The performance test viewer is a tool that can help you assess changes in performance by comparing local testing results. It's designed to help you avoid obvious mistakes by pointing out performance regressions. Performance testing on local machines (which are far from what you'd call a carefully controlled environment) always comes with a hefty amount of noise. Additionally, there is only so much you can learn by applying statistical tests as this tool is doing. The data provided by this tool is the start of a conversation, not an end.
Even when there are no regressions visible in this tool, you might later find out that you have regressions on the same platform on CI (in a more tightly controlled environment). Similarly, potential improvements might vanish. This tool is merely a first line of defense.
- Open the tool from
Window/Analysis/Performance Test Viewer. - Use the test runner inside of Unity to run performance tests of your choice.
- Look at the tool, it should automatically load the results. Click "Store as Baseline" in the upper left corner.
- Make your code changes and re-run the performance tests.
- The tool will now have loaded the new test data and compare it to the baseline you previously recorded.
- Marvel at the fact that almost everything has a helpful tooltip.
Use the context menu of the tool (top right corner of the window) to export your results as Markdown that you can use as part of a PR on GitHub.
Each test is classified as either a regression, an improvement, or as inconclusive. Behind the scenes, a statistical test called the "T-test" is applied to estimate the difference between the mean of the baseline results vs. the new results for this particular test. The result of this statistical test is used to classify the tests and to give a "95% confidence interval" for the change in means. Negative numbers are improvements, positive numbers are regressions.
If these terms don't make any sense to you, I'd recommend watching this talk to get a rough idea, followed by taking a proper course on statistics. The short gist is that the confidence interval is a tool to help you gauge what the likely change in performance will be. The quality of these estimates is mainly determined by two things: The quality of the inputs (e.g. when your testing environment is very noisy, the estimate will be garbage) and the number of samples taken for a performance test.

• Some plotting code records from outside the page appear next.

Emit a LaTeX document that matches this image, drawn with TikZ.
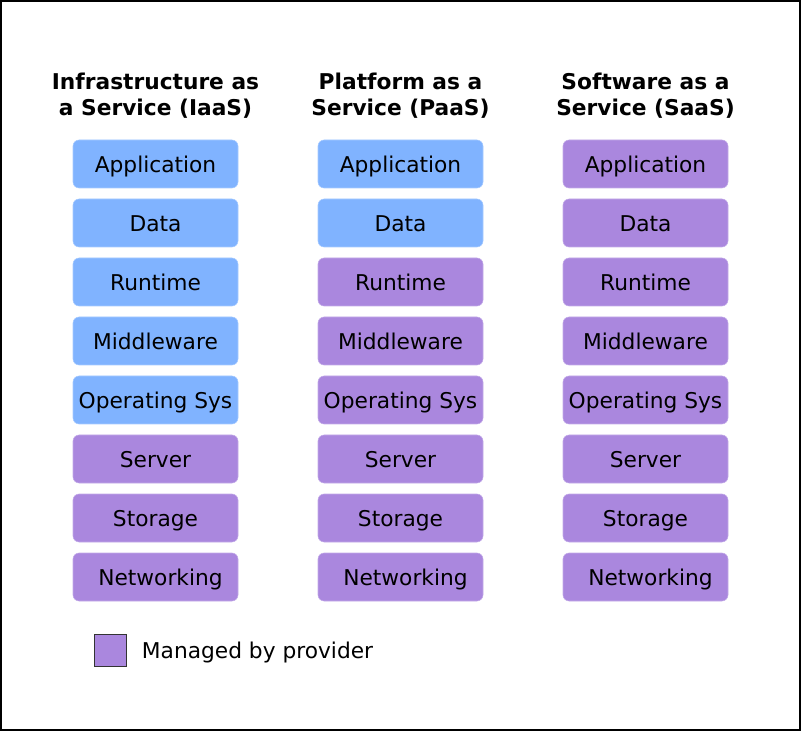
\documentclass[tikz,border=0pt]{standalone}
\usepackage{fontspec}
\setmainfont{DejaVu Sans}
\usetikzlibrary{positioning}
\definecolor{custblue}{HTML}{80B3FF}
\definecolor{provpurple}{HTML}{AA87DE}
\tikzset{
  layer/.style={rounded corners=4.5pt, minimum width=123.75pt, minimum height=36pt,
    inner sep=0pt, text height=12.2pt, text depth=0pt,
    draw=#1!70!white, line width=0.4pt, fill=#1,
    font=\fontsize{16.3}{19}\selectfont},
  coltitle/.style={align=center, inner sep=0pt, font=\fontsize{16.3}{19.5}\selectfont\bfseries}
}

\begin{document}
\begin{tikzpicture}[x=0.75pt,y=-0.75pt]
        \useasboundingbox (0,0) rectangle (801,731);
        \draw[line width=1.5pt] (1,1) rectangle (800,730);

        % column titles
        \node[coltitle] (iaas-title) at (155.5,96) {Infrastructure as\\a Service (IaaS)};
        \node[coltitle] (paas-title) at (400.5,96) {Platform as a\\Service (PaaS)};
        \node[coltitle] (saas-title) at (645.5,96) {Software as a\\Service (SaaS)};

        % layers, blue = managed by customer
        \foreach \col/\cx/\nblue in {iaas/155.5/5, paas/400.5/2, saas/645.5/0}
            \foreach \lay [count=\i] in {Application, Data, Runtime, Middleware,
                    Operating Sys, Server, Storage, {\hspace{7.5pt}Networking}} {
                \ifnum\i>\nblue \def\fillc{provpurple}\else\def\fillc{custblue}\fi
                \node[layer=\fillc] (\col-\i) at (\cx, 105+59*\i) {\lay};
            }

        % legend
        \node[draw=black!80, line width=0.75pt, fill=provpurple, minimum size=24pt,
            inner sep=0pt] (legendbox) at (110.5,650) {};
        \node[right=11pt of legendbox, inner sep=0pt, text height=12.2pt, text depth=0pt,
            font=\fontsize{16.3}{19}\selectfont] (legendtext) {Managed by provider};
\end{tikzpicture}
\end{document}
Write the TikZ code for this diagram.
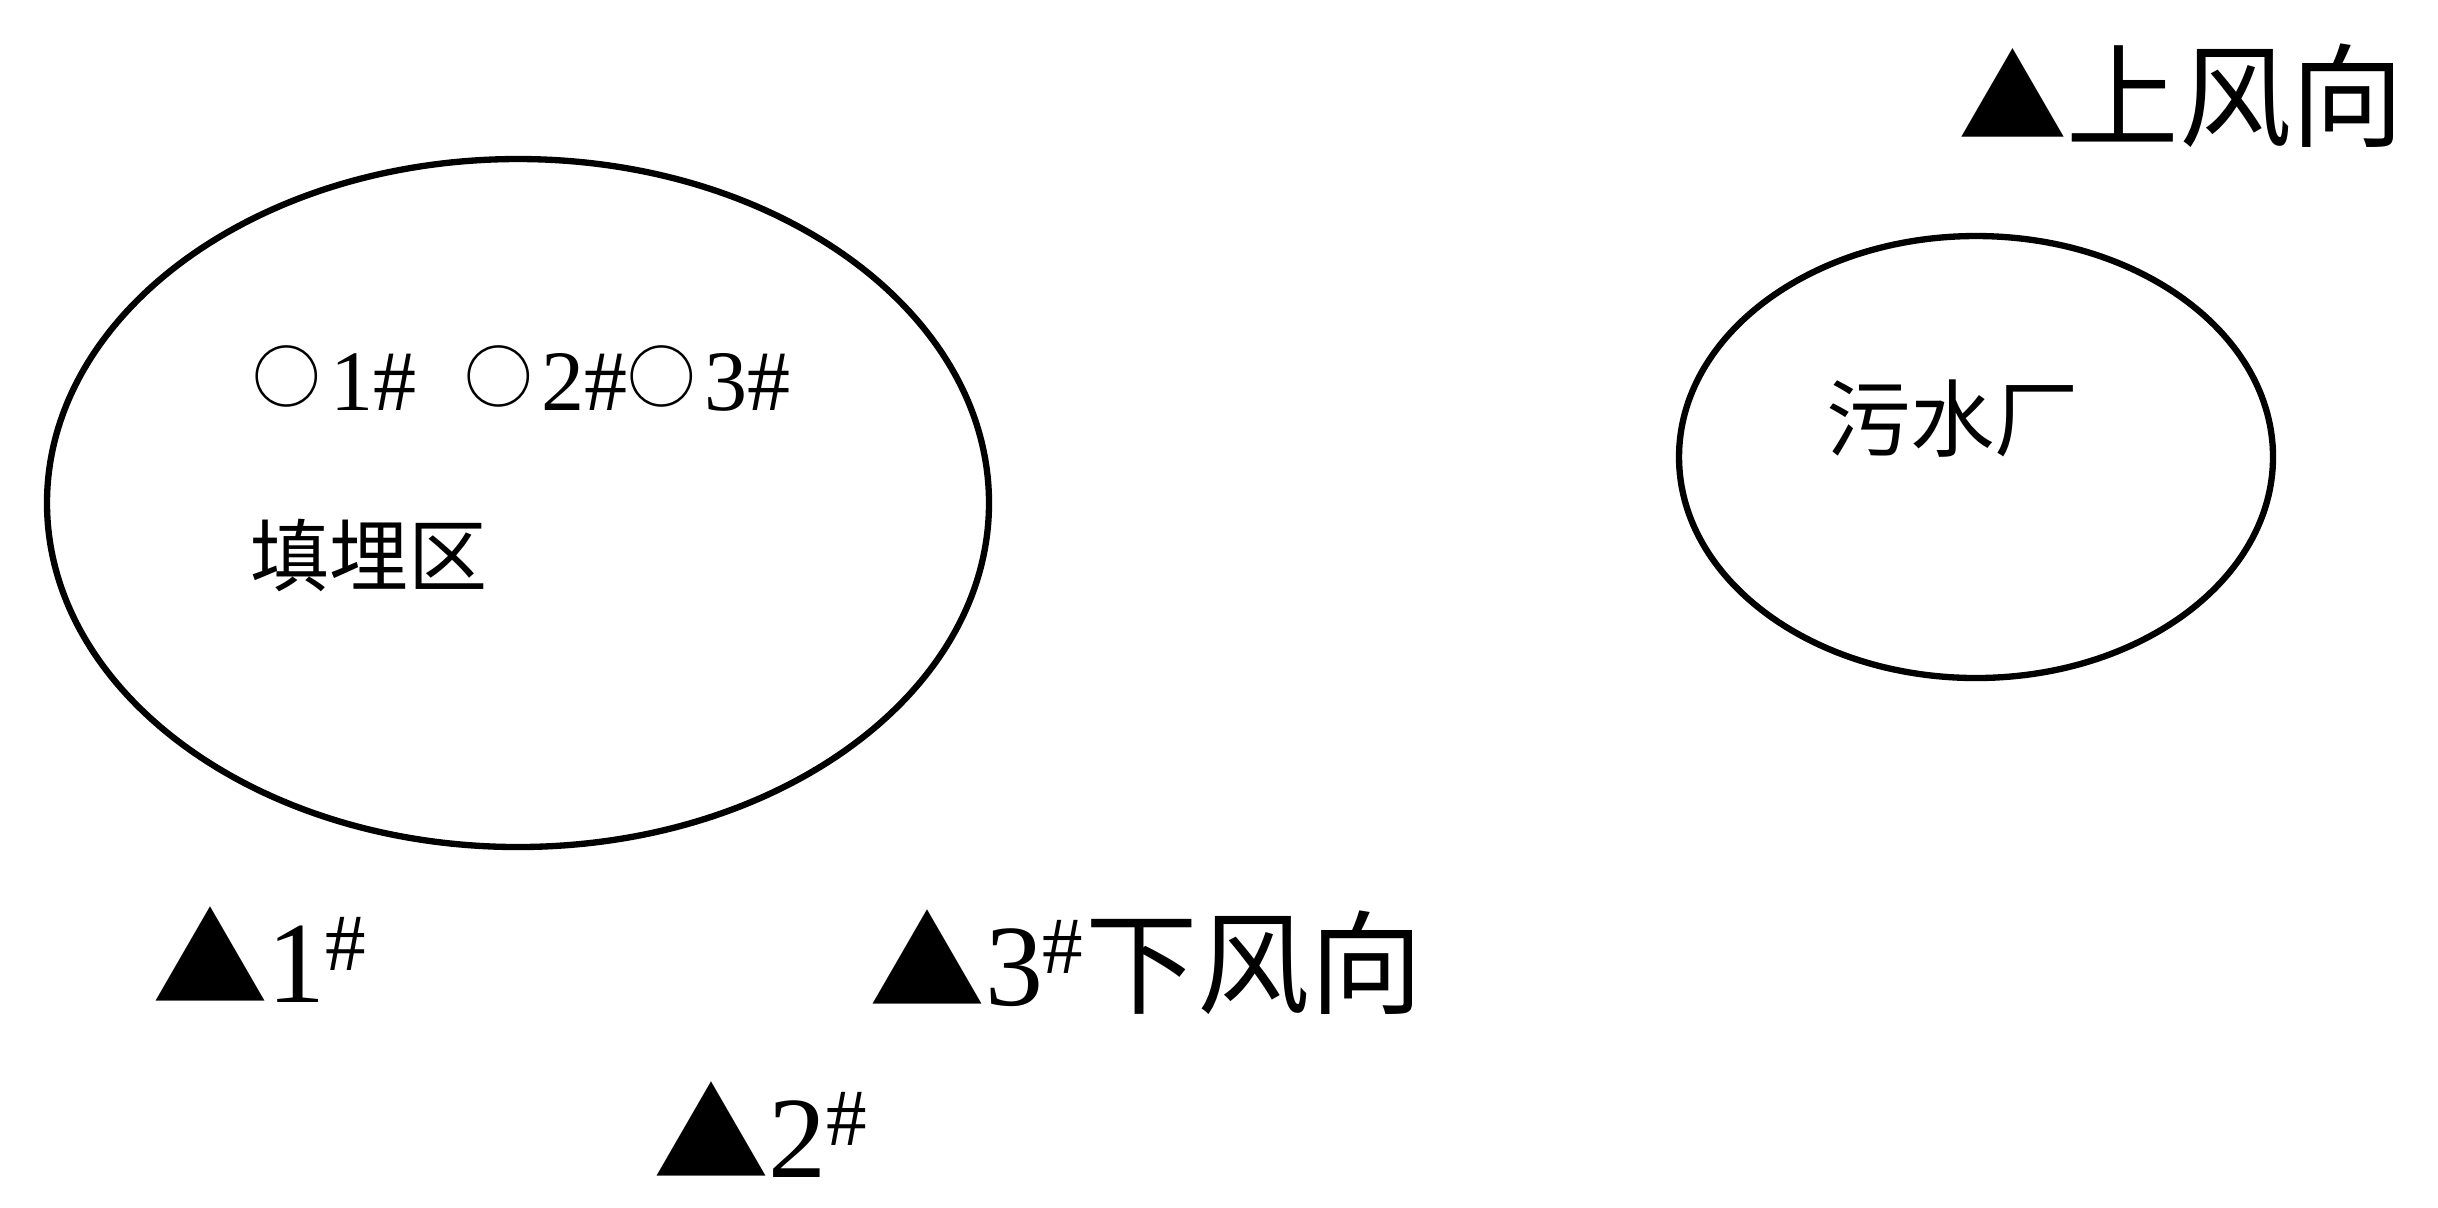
\documentclass[tikz,border=0pt]{standalone}
\usepackage{fontspec}
\setmainfont{Liberation Serif}
\newfontfamily\cjk{Noto Sans CJK SC}
\usetikzlibrary{shapes.geometric}
\newcommand{\wellmark}{\raisebox{2pt}{\fontsize{19.5}{19.5}\selectfont\cjk ○}}
\begin{document}
\begin{tikzpicture}[x=0.1mm,y=-0.1mm,
  region/.style={draw, ellipse, line width=1.8pt, inner sep=0pt},
  lbl/.style={inner sep=0pt, outer sep=0pt},
  big/.style={font=\fontsize{32}{32}\selectfont},
  mid/.style={font=\fontsize{22.5}{22.5}\selectfont},
  pt/.style={font=\fontsize{33}{33}\selectfont}]
\useasboundingbox (0,0) rectangle (2438,1207);
\fill[white] (0,0) rectangle (2438,1207);
\node[region, minimum width=94.2mm, minimum height=68.8mm] (landfill) at (518,503) {};
\node[region, minimum width=59.4mm, minimum height=44.2mm] (plant) at (1976,457) {};
% labels
\node[lbl, big, anchor=base west] (up) at (1958,138) {{\fontsize{31}{31}\selectfont\cjk ▲}{\cjk 上风向}};
\node[lbl, font=\fontsize{24.5}{24.5}\selectfont, anchor=base west] (wells) at (252,410) {\wellmark\hspace{0.12em}1\#\hspace{0.55em}\wellmark\hspace{0.1em}2\#\wellmark\hspace{0.1em}3\#};
\node[lbl, mid, anchor=west] (lname) at (250,555) {\cjk 填埋区};
\node[lbl, font=\fontsize{24}{24}\selectfont, anchor=west] (pname) at (1826,419) {\cjk 污水厂};
\node[lbl, pt, anchor=base west] (p1) at (152,1002) {{\cjk ▲}1\textsuperscript{\#}};
\node[lbl, pt, anchor=base west] (p3) at (869,1005) {{\cjk ▲}3\textsuperscript{\#}{\fontsize{32}{32}\selectfont\cjk 下风向}};
\node[lbl, pt, anchor=base west] (p2) at (653,1177) {{\cjk ▲}2\textsuperscript{\#}};
\end{tikzpicture}
\end{document}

Besides the pure numbers, you can see the distribution of the baseline and the new results drawn in to different colors. It is vitally important to not just look at the results of a statistical test but to take a good look at the distribution of the samples to at least get a good idea for what is shown.
The testing methodology is as follows:
- We remove the top 5% of the samples. Empirically, the spikes of the distribution contain little information and will distort the mean. We'd actually like to test the median instead, but there are other problems related to that.
- We apply a two-tailed T-test to the data with p=0.05. No correction is made for the number of tests performed since a risk of false-detections is acceptable when looking for regressions specifically. Results with p > 0.05 are marked as inconclusive.
- We compute a 95% CI for each T-test result. If that interval includes 0, it is discarded as inconclusive. If the change is at least 1% or the far-end of the CI is more than 10% off (measured relative to the baseline mean), it is marked as a regression. Similarly, improvements are only registered if they are at least 10% better since improvements below that might just as well be noise.
Note here that purely on a statistical level, the use of the T-test is not entirely uncontroversial. Performance testing results are likely skewed towards a minimum value and will generally not be normal. Furthermore, measuring a change in means is not ideal: We'd really like to measure the change in minimum or median, but both of these are difficult to estimate. Bootstrapping might be an approach.